- Goal
In the records below, find the line with "Recreate this image" and the line with "return 1 - (p - 8) / H"; return exactly those lines and every line between them.

- Data excerpts
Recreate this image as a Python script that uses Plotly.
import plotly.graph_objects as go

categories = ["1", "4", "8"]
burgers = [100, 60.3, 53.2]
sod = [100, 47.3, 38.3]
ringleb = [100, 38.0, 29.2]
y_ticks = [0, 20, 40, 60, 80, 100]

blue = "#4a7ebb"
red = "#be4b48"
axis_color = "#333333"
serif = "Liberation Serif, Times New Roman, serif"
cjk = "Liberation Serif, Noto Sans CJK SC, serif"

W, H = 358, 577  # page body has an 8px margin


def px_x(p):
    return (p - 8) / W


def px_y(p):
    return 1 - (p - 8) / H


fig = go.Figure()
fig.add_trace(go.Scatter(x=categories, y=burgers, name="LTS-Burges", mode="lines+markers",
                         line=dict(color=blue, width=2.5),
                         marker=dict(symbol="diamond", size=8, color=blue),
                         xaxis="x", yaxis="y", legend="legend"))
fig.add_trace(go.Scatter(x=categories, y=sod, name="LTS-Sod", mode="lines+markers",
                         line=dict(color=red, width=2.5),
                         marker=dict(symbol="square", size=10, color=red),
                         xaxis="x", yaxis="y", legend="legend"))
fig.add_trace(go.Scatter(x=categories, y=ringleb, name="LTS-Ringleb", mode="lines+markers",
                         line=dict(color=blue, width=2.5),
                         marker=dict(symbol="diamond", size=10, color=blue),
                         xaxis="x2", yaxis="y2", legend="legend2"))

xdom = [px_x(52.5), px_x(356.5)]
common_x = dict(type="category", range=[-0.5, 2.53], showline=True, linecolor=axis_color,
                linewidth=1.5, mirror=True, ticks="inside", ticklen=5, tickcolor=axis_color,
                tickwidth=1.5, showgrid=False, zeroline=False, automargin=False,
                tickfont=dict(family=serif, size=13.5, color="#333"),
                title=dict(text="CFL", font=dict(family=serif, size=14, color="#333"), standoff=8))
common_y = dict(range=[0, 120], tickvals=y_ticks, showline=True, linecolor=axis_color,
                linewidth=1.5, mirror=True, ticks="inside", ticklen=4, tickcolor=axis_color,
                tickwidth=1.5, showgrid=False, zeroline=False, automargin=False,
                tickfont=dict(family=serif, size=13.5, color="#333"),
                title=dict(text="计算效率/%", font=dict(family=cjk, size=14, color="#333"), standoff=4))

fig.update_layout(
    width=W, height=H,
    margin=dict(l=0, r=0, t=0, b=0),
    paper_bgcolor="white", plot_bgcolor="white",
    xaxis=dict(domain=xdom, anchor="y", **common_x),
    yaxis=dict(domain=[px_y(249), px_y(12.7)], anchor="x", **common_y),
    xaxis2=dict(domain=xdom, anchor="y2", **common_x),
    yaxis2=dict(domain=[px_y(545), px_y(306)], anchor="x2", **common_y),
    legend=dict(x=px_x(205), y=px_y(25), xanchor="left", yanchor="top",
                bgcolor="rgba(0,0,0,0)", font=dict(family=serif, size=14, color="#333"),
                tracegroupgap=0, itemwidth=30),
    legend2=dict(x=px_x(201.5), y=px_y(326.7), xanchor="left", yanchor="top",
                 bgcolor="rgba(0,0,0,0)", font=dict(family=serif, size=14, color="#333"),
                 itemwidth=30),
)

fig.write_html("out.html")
* * *
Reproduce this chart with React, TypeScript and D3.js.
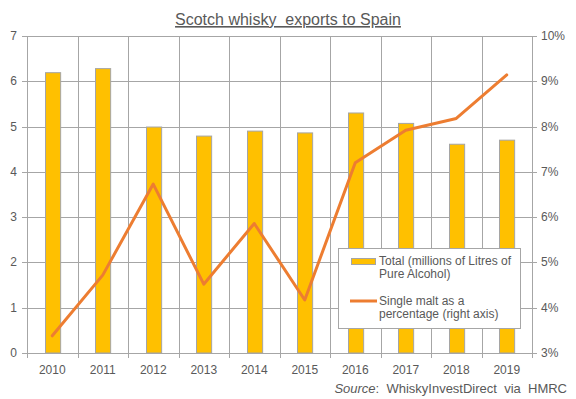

- The result
Recreate this image as a Python script that uses Plotly.
import plotly.graph_objects as go

categories = ["1", "4", "8"]
burgers = [100, 60.3, 53.2]
sod = [100, 47.3, 38.3]
ringleb = [100, 38.0, 29.2]
y_ticks = [0, 20, 40, 60, 80, 100]

blue = "#4a7ebb"
red = "#be4b48"
axis_color = "#333333"
serif = "Liberation Serif, Times New Roman, serif"
cjk = "Liberation Serif, Noto Sans CJK SC, serif"

W, H = 358, 577  # page body has an 8px margin


def px_x(p):
    return (p - 8) / W


def px_y(p):
    return 1 - (p - 8) / H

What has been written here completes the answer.